[FOM] Talk on Formal Verification
Harvey Friedman
hmflogic at gmail.com
Fri Jan 22 01:18:22 EST 2016
I gave a general talk on formal verification, at
https://u.osu.edu/friedman.8/
downloadable lecture notes
64. Perspectives on Formal Verification, January 21, 2016, one hour
Keynote lecture, The Fifth International Conference On Certified
Programs And Proofs, St. Petersburg, Florida, delivered January 18,
2016, 11 pages.
This CPP meeting was a part of POPL, and I had several interesting
interactions.
While at the meeting, I firmed up some ideas for research on formal
verification of mathematical proofs, which may further our
understanding of the structure of mathematical proofs, even if it does
not provide any breakthrough in formal verification.
Most promising of my ideas at this point is the search for strong
uniformities in mathematical proofs.
If we go all the way down into the smallest steps in formal
mathematical proofs, we have complete - or largely complete -
uniformity across mathematical proofs.
If we look at bigger chunks than just these smallest steps, then this
uniformity begins to weaken or even disappear.
The plan is to uncover the right kind of small chunks that exhibit the
right kind of strong uniformity across mathematics.
This will require careful analysis and classification, along with
imaginative algorithms.
It may appear that a successful carrying out of such a program would
provide a breakthrough in formal verification of mathematical proofs.
However, there is a knotty program that is not directly touched by
this kind of program.
Specifically, suppose you have a large library of existing theorems.
When verifying these strategically chosen chunks in the proof being
formalized, one invariably is relying on some very tiny portion of the
library.

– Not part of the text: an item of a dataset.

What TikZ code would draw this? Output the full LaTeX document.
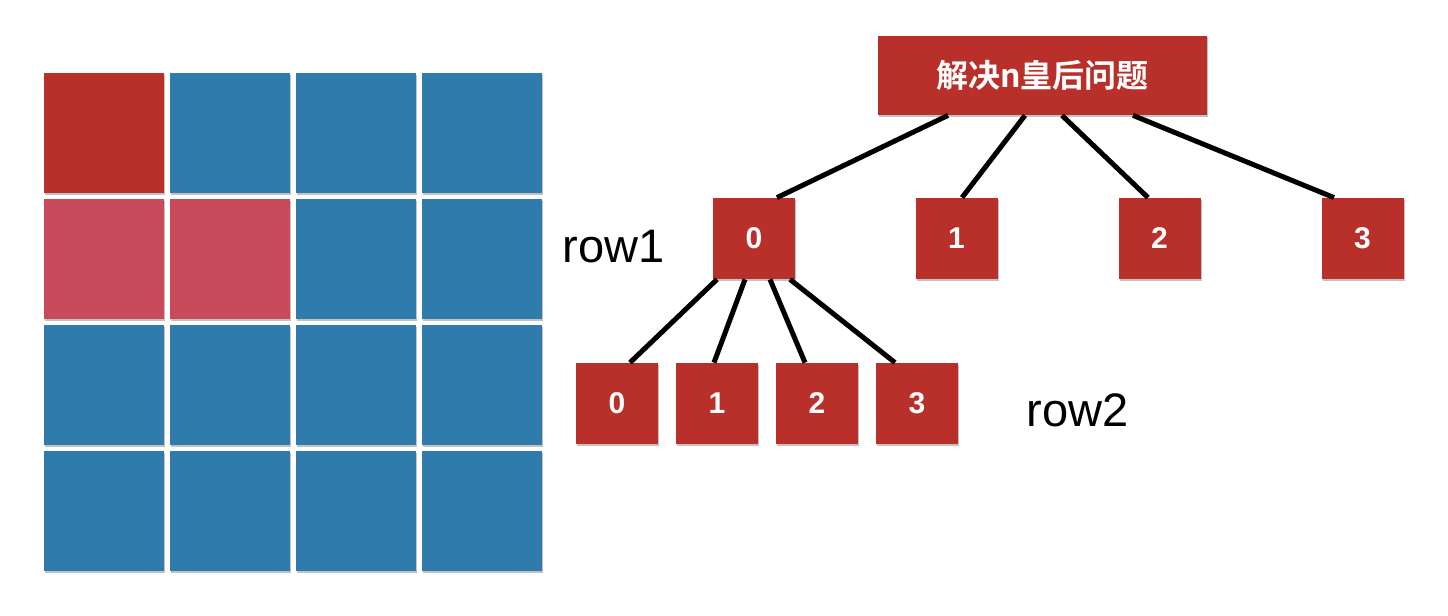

The tiny portion of the library depends greatly on the
chunks.
I.e., all may be well and good if you know just what the relevant
items from the library are. But how are you going to locate these
items from the library?
There seems to be a lot of approaches to this library search problem,
but there needs to be a big new idea for it, in order for us to have a
breakthrough in the formal verification of mathematical theorems.
I conjecture that there is a powerful new way to construct libraries
that would make them more readily useful.